- **Problem description**:
In the listing that follows, count each line containing the string "with" and report only the count.
** Start Information provided **
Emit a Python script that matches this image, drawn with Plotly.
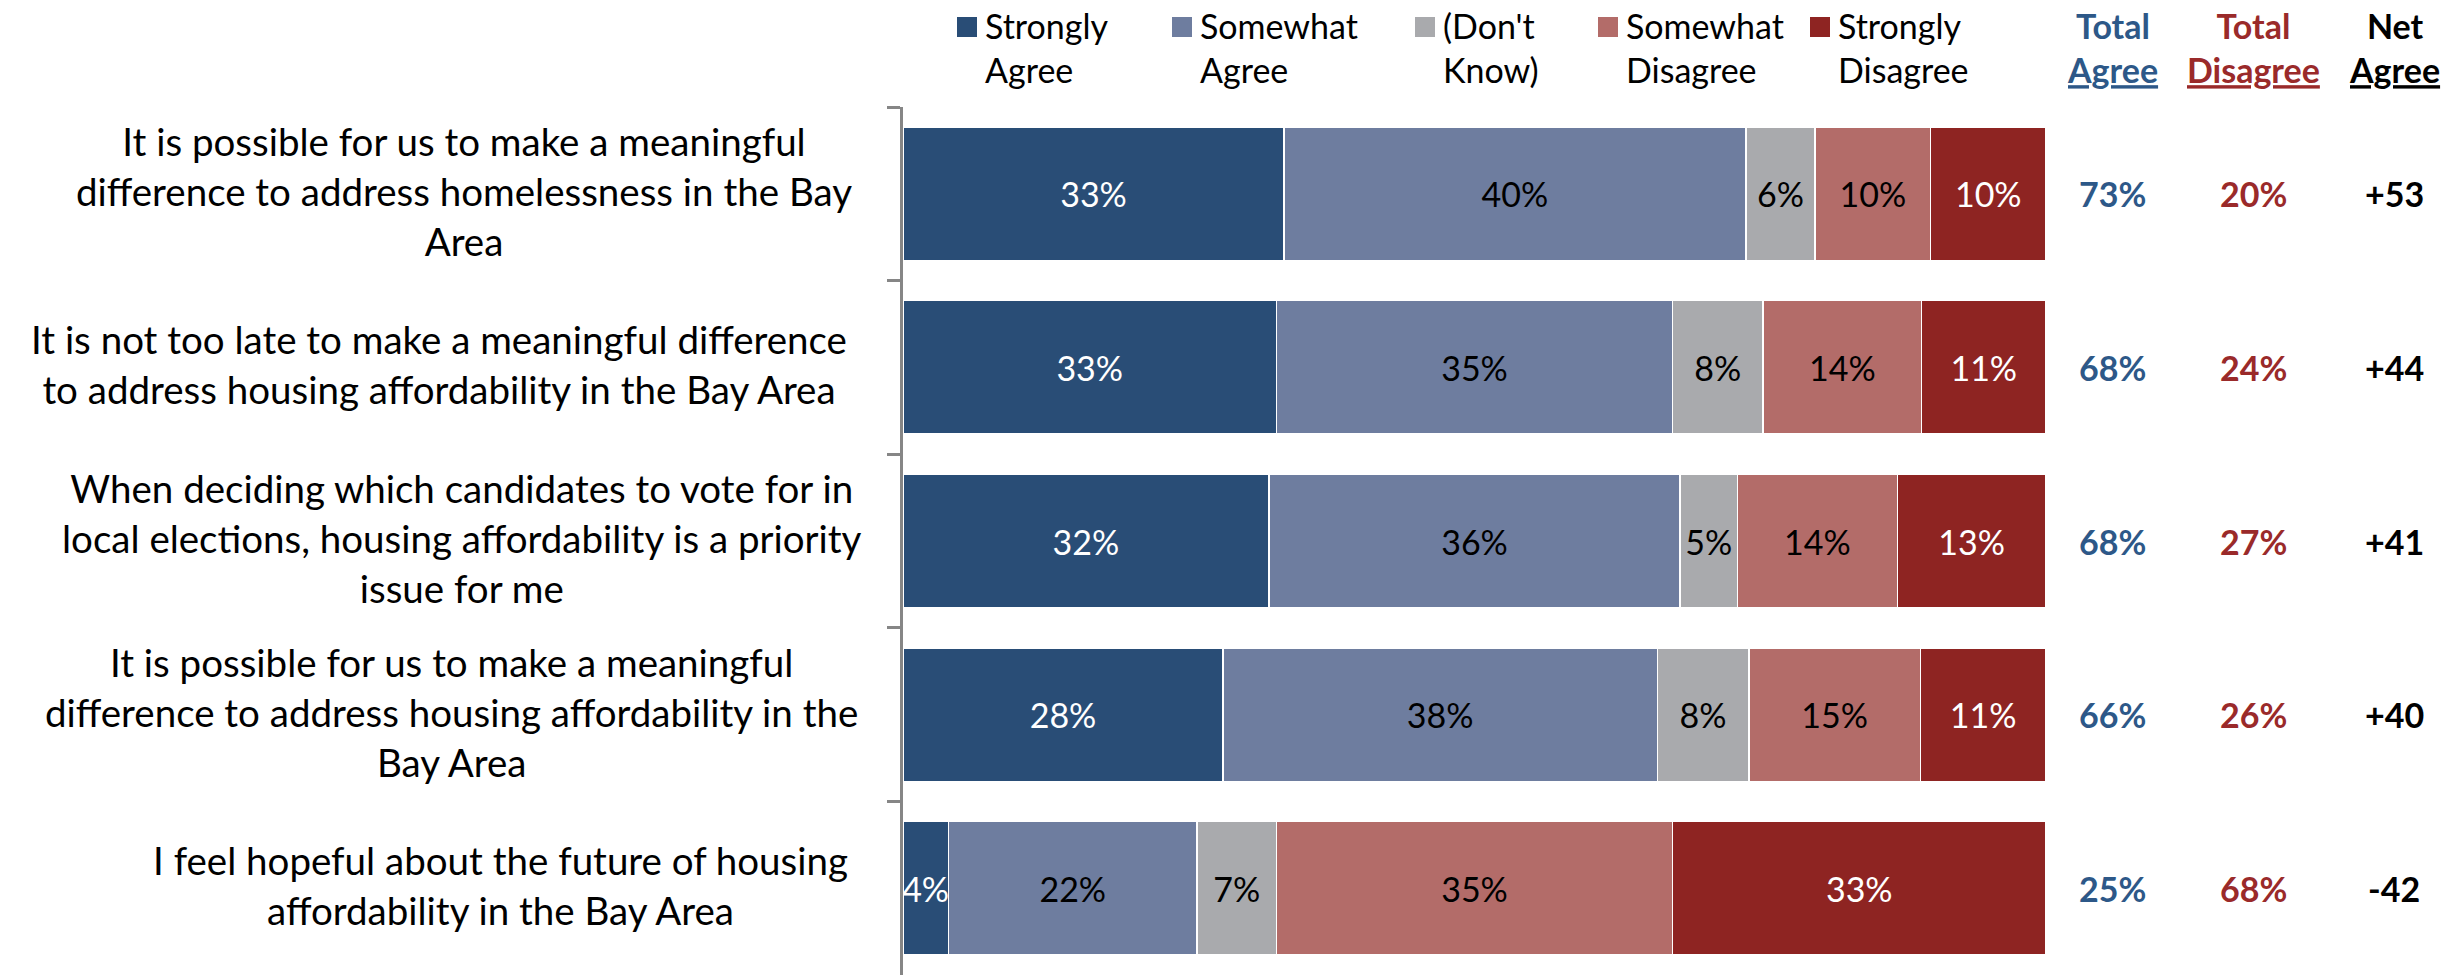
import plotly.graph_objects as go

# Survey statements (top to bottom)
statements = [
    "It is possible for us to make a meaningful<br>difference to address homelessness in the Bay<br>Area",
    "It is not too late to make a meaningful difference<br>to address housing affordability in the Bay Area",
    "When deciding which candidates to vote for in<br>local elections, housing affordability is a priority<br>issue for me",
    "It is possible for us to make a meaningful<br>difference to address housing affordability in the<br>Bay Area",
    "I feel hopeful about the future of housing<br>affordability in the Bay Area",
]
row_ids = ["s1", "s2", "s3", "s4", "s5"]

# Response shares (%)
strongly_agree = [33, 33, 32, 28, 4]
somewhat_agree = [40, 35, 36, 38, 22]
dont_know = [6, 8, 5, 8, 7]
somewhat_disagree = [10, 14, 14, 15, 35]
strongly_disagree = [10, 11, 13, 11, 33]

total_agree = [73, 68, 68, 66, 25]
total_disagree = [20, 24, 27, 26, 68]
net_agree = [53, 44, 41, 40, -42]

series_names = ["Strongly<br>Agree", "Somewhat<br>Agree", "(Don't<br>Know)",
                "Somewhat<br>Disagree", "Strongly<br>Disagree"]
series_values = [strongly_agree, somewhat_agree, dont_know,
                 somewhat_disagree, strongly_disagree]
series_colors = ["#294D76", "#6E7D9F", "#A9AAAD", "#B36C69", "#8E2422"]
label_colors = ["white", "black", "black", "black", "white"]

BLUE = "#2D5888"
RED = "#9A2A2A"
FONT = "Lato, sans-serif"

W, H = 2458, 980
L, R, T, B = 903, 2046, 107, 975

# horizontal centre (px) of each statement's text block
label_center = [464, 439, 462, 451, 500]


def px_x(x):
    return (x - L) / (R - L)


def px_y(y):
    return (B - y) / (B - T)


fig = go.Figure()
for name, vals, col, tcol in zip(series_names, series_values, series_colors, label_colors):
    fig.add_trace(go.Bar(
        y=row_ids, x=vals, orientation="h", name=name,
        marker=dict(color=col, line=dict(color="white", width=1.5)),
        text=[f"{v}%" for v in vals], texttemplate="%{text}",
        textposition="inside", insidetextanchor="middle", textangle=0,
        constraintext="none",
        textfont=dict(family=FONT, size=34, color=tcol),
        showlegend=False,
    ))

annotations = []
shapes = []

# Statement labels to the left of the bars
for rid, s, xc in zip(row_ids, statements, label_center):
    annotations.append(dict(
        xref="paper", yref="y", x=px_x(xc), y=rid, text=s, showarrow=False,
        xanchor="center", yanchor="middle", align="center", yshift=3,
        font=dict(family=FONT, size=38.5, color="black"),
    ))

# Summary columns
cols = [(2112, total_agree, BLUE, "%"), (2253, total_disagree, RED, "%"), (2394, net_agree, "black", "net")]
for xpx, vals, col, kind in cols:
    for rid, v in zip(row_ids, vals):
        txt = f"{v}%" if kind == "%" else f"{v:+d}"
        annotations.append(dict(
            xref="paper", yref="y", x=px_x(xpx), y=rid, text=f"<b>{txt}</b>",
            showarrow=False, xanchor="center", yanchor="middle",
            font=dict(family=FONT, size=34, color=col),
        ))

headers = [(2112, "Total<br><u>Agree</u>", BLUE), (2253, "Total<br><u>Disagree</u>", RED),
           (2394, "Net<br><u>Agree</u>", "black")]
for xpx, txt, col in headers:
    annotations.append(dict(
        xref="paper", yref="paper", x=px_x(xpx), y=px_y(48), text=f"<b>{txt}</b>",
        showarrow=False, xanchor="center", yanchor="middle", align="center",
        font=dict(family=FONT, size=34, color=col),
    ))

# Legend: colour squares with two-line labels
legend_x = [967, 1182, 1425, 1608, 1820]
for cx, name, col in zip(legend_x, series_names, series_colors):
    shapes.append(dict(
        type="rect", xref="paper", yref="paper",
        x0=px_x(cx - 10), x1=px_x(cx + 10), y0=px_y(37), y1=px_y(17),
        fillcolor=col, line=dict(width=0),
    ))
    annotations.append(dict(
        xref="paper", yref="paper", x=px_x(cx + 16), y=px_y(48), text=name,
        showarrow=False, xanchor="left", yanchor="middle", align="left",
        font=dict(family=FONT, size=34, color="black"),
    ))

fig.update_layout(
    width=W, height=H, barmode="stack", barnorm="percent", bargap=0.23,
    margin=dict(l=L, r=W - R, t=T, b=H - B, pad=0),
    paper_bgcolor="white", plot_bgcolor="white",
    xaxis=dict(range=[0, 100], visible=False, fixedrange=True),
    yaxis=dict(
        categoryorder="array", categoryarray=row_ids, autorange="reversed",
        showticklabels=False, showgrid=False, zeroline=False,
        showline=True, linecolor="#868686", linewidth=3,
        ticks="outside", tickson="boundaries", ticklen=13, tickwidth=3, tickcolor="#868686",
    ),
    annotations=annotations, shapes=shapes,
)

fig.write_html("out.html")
** End Information provided **
- **Correct output**:
2